11) Show that \( \sin (\theta+x)+\sin (\theta-x)=2 \sin \theta \cos x \) (2) Hence show that \( \sin 43^{\circ}+\sin 17^{\circ}=\cos 13^{\circ} \).

1) To prove the identity sin(θ + x) + sin(θ − x) = 2 sin θ cos x, we first expand each sine term using the sine addition and subtraction formulas:   sin(θ + x) = sin θ cos x + cos θ sin x   sin(θ − x) = sin θ cos x − cos θ sin x Now, adding these two expressions:   sin(θ + x) + sin(θ − x)     = (sin θ cos x + cos θ sin x) + (sin θ cos x − cos θ sin x)     = (sin θ cos x + sin θ cos x) + (cos θ sin x − cos θ sin x)     = 2 sin θ cos x Thus, we have proven the identity. 2) To show that sin 43° + sin 17° = cos 13°, notice that the identity from part (1) suggests writing the two sines in the form sin(θ + x) and sin(θ − x).
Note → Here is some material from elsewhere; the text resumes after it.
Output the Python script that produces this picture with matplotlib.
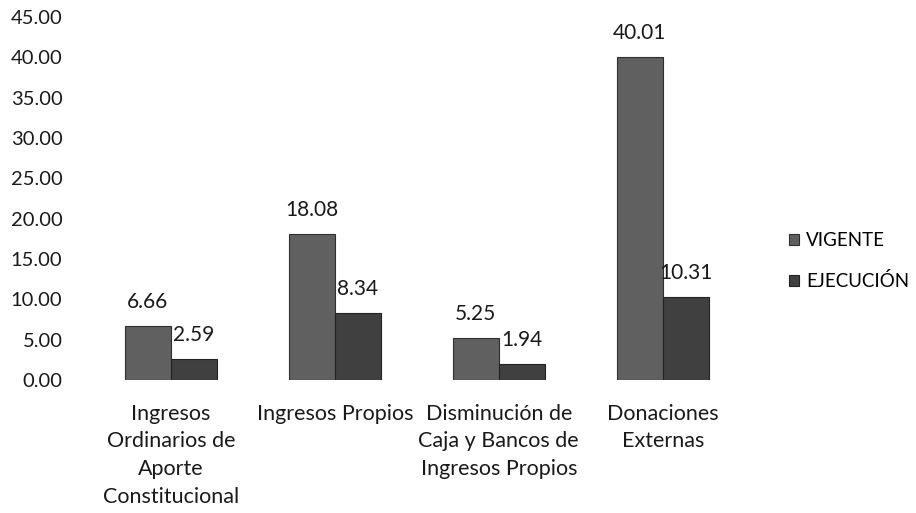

We set up the following:   θ + x = 43°  and  θ − x = 17° Adding these equations gives:   (θ + x) + (θ − x) = 43° + 17°   2θ = 60°   θ = 30° Then, subtracting the equations gives:   (θ + x) - (θ − x) = 43° - 17°   2x = 26°   x = 13° Now, substituting θ = 30° and x = 13° into the identity, we have:   sin 43° + sin 17° = 2 sin 30° cos 13° Since sin 30° = 1/2, it follows that:   2 sin 30° cos 13° = 2 × (1/2) × cos 13° = cos 13° Thus, we have shown that sin 43° + sin 17° = cos 13°.